» **EXERCISE**
In the records below, reproduce exactly the lines from the one containing "Convert this diagram to TikZ code." through the one containing "[grupo, minimum height=4.425cm]", both included, and omit the pictures.

Collected data
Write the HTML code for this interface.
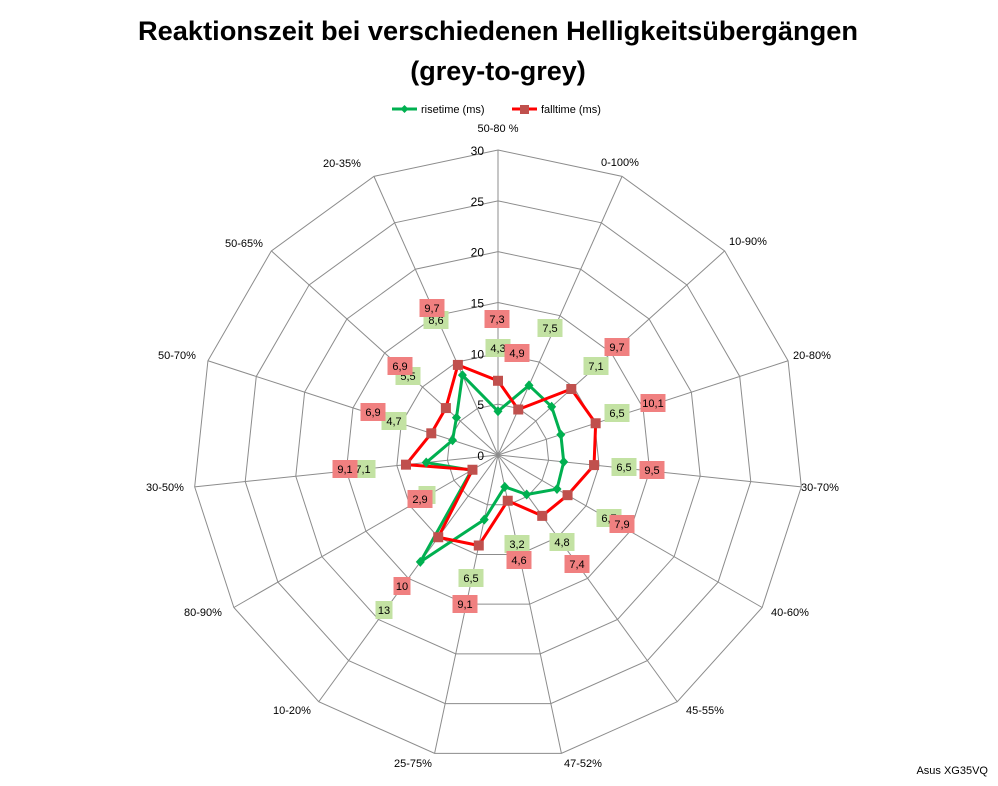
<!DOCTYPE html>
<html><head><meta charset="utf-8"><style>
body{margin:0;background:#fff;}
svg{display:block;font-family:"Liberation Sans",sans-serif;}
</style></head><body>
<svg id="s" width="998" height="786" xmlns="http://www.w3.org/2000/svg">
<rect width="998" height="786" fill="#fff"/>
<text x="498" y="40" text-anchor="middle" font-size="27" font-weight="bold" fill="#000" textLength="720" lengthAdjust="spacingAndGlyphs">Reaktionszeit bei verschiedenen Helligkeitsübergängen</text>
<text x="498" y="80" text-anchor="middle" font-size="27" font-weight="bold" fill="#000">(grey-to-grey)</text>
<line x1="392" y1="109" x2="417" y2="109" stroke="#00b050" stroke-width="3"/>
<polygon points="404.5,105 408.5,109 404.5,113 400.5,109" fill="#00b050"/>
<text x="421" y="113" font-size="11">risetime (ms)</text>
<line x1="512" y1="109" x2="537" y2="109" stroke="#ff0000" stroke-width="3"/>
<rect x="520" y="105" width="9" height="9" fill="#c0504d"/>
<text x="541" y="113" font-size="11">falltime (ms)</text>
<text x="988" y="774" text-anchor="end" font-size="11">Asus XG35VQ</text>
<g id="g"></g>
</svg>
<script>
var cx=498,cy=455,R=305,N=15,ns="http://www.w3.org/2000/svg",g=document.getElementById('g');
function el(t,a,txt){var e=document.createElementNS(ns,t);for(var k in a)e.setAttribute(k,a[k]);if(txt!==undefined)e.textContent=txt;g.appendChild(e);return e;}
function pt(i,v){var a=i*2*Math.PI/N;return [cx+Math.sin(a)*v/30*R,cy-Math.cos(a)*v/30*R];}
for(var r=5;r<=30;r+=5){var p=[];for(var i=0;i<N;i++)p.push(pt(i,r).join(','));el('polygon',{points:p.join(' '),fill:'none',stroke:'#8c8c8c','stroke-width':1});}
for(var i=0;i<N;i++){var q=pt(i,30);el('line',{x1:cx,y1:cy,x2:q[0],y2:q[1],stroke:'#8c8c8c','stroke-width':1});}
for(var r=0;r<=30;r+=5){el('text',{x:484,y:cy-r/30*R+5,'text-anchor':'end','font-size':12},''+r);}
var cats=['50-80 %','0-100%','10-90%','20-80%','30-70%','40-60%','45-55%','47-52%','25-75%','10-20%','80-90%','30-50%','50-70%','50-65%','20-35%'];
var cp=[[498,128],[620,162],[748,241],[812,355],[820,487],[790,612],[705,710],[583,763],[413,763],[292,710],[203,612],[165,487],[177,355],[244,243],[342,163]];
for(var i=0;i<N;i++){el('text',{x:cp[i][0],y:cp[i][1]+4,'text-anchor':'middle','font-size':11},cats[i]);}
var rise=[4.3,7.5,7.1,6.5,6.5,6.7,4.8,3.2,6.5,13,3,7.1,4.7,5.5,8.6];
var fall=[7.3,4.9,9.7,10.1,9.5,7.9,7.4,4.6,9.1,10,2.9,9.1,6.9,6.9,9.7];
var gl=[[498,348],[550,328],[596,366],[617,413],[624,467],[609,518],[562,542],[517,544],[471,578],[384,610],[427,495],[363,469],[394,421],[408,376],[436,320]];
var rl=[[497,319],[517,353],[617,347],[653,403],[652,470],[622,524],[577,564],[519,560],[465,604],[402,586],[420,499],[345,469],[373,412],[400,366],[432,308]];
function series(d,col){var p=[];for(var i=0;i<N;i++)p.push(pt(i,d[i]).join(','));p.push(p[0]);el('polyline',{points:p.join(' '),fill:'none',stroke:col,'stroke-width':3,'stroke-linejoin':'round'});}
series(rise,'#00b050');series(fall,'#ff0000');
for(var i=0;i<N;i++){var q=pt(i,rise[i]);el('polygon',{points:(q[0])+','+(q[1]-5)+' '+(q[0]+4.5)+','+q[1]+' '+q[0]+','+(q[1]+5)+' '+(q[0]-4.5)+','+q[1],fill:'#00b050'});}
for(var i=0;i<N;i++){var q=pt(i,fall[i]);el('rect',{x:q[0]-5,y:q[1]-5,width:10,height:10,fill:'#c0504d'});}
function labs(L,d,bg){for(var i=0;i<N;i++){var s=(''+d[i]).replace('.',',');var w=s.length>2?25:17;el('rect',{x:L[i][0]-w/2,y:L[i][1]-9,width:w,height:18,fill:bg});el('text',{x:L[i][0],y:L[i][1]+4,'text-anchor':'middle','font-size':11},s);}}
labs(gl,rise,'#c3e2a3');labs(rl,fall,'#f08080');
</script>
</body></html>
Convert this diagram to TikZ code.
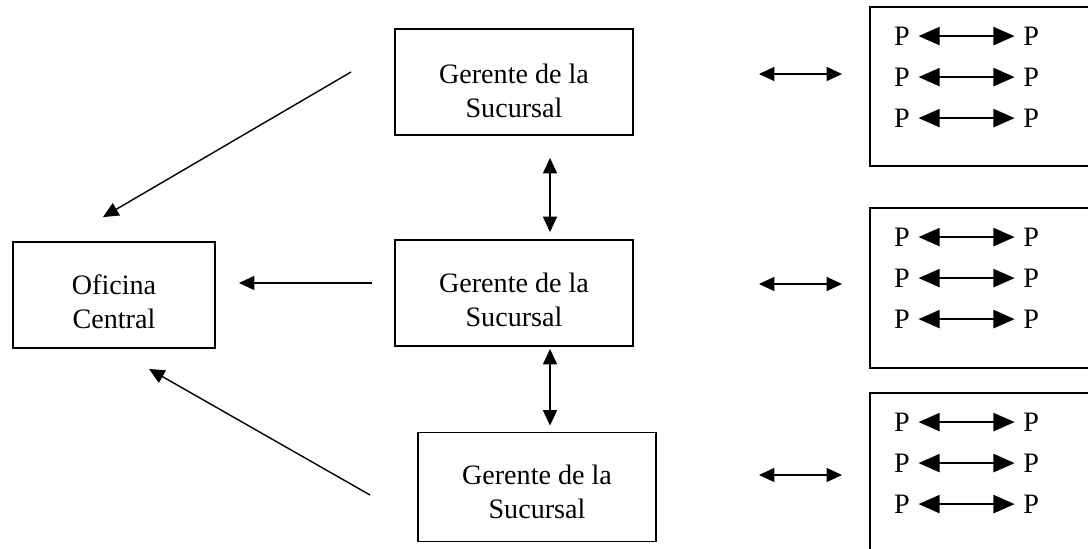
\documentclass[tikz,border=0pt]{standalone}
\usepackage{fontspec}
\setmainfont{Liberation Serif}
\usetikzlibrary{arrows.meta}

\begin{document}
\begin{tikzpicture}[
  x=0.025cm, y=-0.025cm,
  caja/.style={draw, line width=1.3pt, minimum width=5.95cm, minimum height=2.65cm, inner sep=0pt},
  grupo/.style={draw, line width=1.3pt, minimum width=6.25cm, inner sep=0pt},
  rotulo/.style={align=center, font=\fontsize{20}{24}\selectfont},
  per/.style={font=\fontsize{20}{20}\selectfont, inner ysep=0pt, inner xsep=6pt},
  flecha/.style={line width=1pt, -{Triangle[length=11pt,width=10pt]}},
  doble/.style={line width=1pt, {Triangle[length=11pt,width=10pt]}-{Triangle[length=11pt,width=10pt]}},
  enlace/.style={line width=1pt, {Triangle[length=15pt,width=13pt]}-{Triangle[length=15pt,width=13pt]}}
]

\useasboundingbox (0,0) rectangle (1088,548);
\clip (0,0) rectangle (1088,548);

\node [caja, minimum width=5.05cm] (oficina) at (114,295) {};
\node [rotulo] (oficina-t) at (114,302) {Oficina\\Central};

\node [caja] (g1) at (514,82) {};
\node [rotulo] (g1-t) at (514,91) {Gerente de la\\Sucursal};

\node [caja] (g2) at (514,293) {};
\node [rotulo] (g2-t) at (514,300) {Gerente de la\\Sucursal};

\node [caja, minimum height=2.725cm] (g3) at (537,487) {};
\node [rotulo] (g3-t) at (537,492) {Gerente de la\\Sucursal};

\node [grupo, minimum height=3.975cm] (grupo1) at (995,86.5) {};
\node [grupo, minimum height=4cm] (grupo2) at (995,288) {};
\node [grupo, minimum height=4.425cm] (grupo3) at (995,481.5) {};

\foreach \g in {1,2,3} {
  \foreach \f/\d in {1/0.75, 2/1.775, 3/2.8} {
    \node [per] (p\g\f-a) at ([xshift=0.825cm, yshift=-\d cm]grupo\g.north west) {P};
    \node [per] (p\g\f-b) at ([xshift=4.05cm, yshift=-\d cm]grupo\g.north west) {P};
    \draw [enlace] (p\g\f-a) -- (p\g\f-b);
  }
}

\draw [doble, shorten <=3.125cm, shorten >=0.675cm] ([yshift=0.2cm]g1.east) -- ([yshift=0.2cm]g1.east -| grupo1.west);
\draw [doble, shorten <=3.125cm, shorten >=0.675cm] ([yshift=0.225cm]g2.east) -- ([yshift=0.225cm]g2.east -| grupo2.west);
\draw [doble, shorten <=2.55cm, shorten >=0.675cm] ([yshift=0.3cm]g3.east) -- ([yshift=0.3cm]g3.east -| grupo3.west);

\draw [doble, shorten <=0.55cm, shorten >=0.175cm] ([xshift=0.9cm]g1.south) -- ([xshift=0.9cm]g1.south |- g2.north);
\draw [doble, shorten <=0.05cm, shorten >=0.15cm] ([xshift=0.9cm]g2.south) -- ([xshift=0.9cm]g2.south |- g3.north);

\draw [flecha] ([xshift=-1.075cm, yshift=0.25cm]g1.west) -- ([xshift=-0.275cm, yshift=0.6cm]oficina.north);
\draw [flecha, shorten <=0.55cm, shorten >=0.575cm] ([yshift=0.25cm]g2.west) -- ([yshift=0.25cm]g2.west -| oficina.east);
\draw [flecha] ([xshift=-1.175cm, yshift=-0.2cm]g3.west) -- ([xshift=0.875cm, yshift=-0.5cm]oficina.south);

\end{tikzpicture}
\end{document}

» **SOLVED EXERCISE**
Convert this diagram to TikZ code.
\documentclass[tikz,border=0pt]{standalone}
\usepackage{fontspec}
\setmainfont{Liberation Serif}
\usetikzlibrary{arrows.meta}

\begin{document}
\begin{tikzpicture}[
  x=0.025cm, y=-0.025cm,
  caja/.style={draw, line width=1.3pt, minimum width=5.95cm, minimum height=2.65cm, inner sep=0pt},
  grupo/.style={draw, line width=1.3pt, minimum width=6.25cm, inner sep=0pt},
  rotulo/.style={align=center, font=\fontsize{20}{24}\selectfont},
  per/.style={font=\fontsize{20}{20}\selectfont, inner ysep=0pt, inner xsep=6pt},
  flecha/.style={line width=1pt, -{Triangle[length=11pt,width=10pt]}},
  doble/.style={line width=1pt, {Triangle[length=11pt,width=10pt]}-{Triangle[length=11pt,width=10pt]}},
  enlace/.style={line width=1pt, {Triangle[length=15pt,width=13pt]}-{Triangle[length=15pt,width=13pt]}}
]

\useasboundingbox (0,0) rectangle (1088,548);
\clip (0,0) rectangle (1088,548);

\node [caja, minimum width=5.05cm] (oficina) at (114,295) {};
\node [rotulo] (oficina-t) at (114,302) {Oficina\\Central};

\node [caja] (g1) at (514,82) {};
\node [rotulo] (g1-t) at (514,91) {Gerente de la\\Sucursal};

\node [caja] (g2) at (514,293) {};
\node [rotulo] (g2-t) at (514,300) {Gerente de la\\Sucursal};

\node [caja, minimum height=2.725cm] (g3) at (537,487) {};
\node [rotulo] (g3-t) at (537,492) {Gerente de la\\Sucursal};

\node [grupo, minimum height=3.975cm] (grupo1) at (995,86.5) {};
\node [grupo, minimum height=4cm] (grupo2) at (995,288) {};
\node [grupo, minimum height=4.425cm] (grupo3) at (995,481.5) {};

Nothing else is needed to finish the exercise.